## PROBLEM STATEMENT
Set the lines down again exactly, first line through the line that contains "utlEnhet, ovrigPolis, migrationsverket];", with no pictures.

## DATASET EXTRACT
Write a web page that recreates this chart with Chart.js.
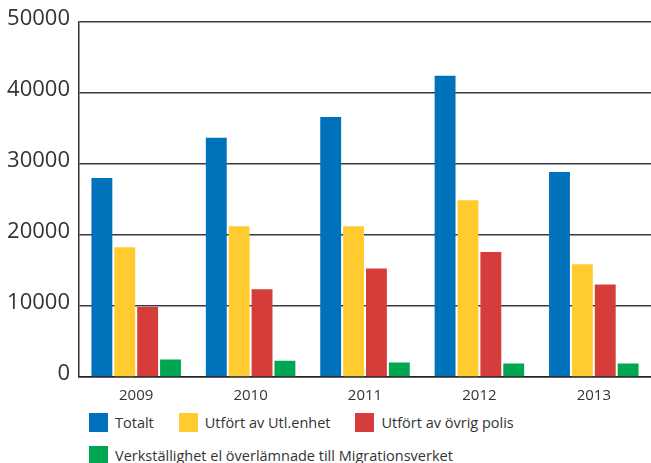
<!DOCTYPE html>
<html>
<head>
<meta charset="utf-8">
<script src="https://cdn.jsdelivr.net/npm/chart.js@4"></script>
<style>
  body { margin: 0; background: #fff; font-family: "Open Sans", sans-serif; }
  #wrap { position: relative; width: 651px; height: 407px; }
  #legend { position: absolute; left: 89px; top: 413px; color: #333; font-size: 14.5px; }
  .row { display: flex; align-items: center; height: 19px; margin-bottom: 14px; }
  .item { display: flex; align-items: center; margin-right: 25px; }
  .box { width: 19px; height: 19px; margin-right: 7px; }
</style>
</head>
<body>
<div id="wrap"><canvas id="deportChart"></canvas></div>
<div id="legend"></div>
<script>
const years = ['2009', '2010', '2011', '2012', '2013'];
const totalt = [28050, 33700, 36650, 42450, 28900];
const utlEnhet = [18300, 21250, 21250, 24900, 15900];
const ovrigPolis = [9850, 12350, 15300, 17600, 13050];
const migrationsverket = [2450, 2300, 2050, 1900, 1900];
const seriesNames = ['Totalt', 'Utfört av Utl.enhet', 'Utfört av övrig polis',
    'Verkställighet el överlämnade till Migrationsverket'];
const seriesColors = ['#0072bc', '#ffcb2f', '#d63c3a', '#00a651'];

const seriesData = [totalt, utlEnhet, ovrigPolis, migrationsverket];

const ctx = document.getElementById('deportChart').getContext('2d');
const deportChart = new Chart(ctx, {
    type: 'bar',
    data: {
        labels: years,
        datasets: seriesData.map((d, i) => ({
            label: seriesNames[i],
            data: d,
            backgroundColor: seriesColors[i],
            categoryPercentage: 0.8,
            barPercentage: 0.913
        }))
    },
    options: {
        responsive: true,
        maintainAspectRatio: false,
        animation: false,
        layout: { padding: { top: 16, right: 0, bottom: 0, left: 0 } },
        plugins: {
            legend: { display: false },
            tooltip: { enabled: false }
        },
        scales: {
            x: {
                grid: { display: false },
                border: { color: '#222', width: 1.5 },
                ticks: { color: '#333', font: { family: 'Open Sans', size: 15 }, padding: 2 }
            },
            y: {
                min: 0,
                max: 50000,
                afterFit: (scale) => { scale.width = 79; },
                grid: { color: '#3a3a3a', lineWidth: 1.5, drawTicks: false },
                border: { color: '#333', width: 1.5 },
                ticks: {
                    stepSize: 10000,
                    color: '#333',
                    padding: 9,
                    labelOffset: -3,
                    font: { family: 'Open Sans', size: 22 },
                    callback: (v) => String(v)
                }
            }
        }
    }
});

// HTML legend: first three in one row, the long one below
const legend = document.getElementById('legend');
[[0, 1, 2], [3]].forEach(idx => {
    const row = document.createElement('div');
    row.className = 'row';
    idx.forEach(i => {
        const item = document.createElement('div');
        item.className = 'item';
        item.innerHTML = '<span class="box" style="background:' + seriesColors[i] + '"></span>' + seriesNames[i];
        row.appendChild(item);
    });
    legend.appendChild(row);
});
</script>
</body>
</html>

## EXERCISE OUTPUT
Write a web page that recreates this chart with Chart.js.
<!DOCTYPE html>
<html>
<head>
<meta charset="utf-8">
<script src="https://cdn.jsdelivr.net/npm/chart.js@4"></script>
<style>
  body { margin: 0; background: #fff; font-family: "Open Sans", sans-serif; }
  #wrap { position: relative; width: 651px; height: 407px; }
  #legend { position: absolute; left: 89px; top: 413px; color: #333; font-size: 14.5px; }
  .row { display: flex; align-items: center; height: 19px; margin-bottom: 14px; }
  .item { display: flex; align-items: center; margin-right: 25px; }
  .box { width: 19px; height: 19px; margin-right: 7px; }
</style>
</head>
<body>
<div id="wrap"><canvas id="deportChart"></canvas></div>
<div id="legend"></div>
<script>
const years = ['2009', '2010', '2011', '2012', '2013'];
const totalt = [28050, 33700, 36650, 42450, 28900];
const utlEnhet = [18300, 21250, 21250, 24900, 15900];
const ovrigPolis = [9850, 12350, 15300, 17600, 13050];
const migrationsverket = [2450, 2300, 2050, 1900, 1900];
const seriesNames = ['Totalt', 'Utfört av Utl.enhet', 'Utfört av övrig polis',
    'Verkställighet el överlämnade till Migrationsverket'];
const seriesColors = ['#0072bc', '#ffcb2f', '#d63c3a', '#00a651'];

const seriesData = [totalt, utlEnhet, ovrigPolis, migrationsverket];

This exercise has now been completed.